Areavibes.com gives Richards an A+ for its amenities and low crime rate. You’ll be able to do all your shopping and run errands safely right in the neighborhood. You can jump on the 32-mile long American River Bike Trail at Tiscornia Park. The bike trail follows the banks of the American River between Discovery Park in Old Sacramento and Folsom Lake east of Sacramento. You can swim in the river or fish, then grill your catch right there in the park.
Locals love Masaya Yakiniku Don, a Japanese Barbeque and Asian Fusion spot with 4.5 stars on Yelp. For a Mexican food fix, stop by Nenas Mexican Cuisine and enjoy their fresh-made tortillas and salsas.
The schools that serve Richards students are Woodlake Elementary, 4/10; Sutter Middle School, 8/10; and CK McClatchy High School, 7/10.
This neighborhood of 3,282 residents is about a 20-minute drive west of downtown Sacramento, tucked in just south of an oxbow bend of the American River. River Park bounds the American River on the north and east, H Street on the south, Elvas Avenue on the west, and the Capital City Freeway on the north. The median home sales price is $555,000, and the median rent price is $2,321 – both above-average prices for Sacramento.
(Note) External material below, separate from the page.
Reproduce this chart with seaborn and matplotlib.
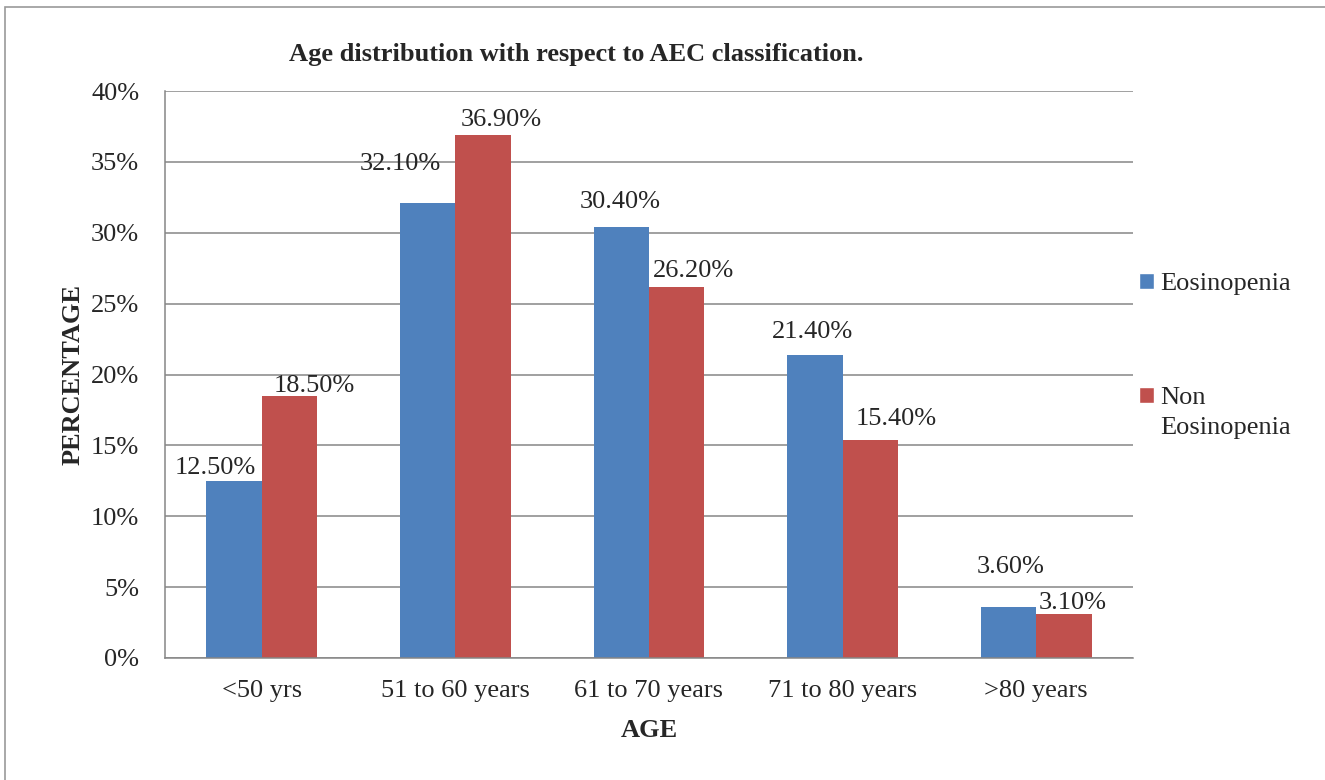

Three- and four-bedroom homes are spread out on large lots, giving the neighborhood a distinctly suburban feel. Areavibes.com awards River Park an A+ for amenities, low crime rate, and employment – all good reasons why this is a desirable neighborhood. The median household income is $100,793, indicating this is a somewhat affluent area of Sacramento where 74% of residents own their homes.
Locals get their Italian food fix at the Yelp 4 star rated Mamma Susanna’s Ristorante Italiano, where the lasagna is a favorite.
Students in the neighborhood attend Caleb Greenwood Elementary School, 8/10; Sutter Middle School, 8/10; and Rosemont High School, 4/10.
Village 12 is just over a 15-minute drive due north of downtown Sacramento and has a population of 3,293 residents. This suburban neighborhood is between Regency Park Circle, Danbrook Drive, and extensive open space on the east.
The median home list price is $404,950, and the median rent price is $1,919. The neighborhood mainly appeals to families and young professionals.
Lovely green space surrounds Village 12. California Lilac Park has native plant life and outdoor space to throw a frisbee or play catch. The large Regency Community Park is located directly northwest of Village 12, and equally extensive North Natomas Community Park is located directly southeast of the neighborhood. When it’s time for a bite, Willie J’s Burgers & More is a no-frills burger joint enjoyed by locals.
Students attend Regency Park Elementary School, 6/10; Norwood Junior High, 5/10; and Inderkum High School, 5/10.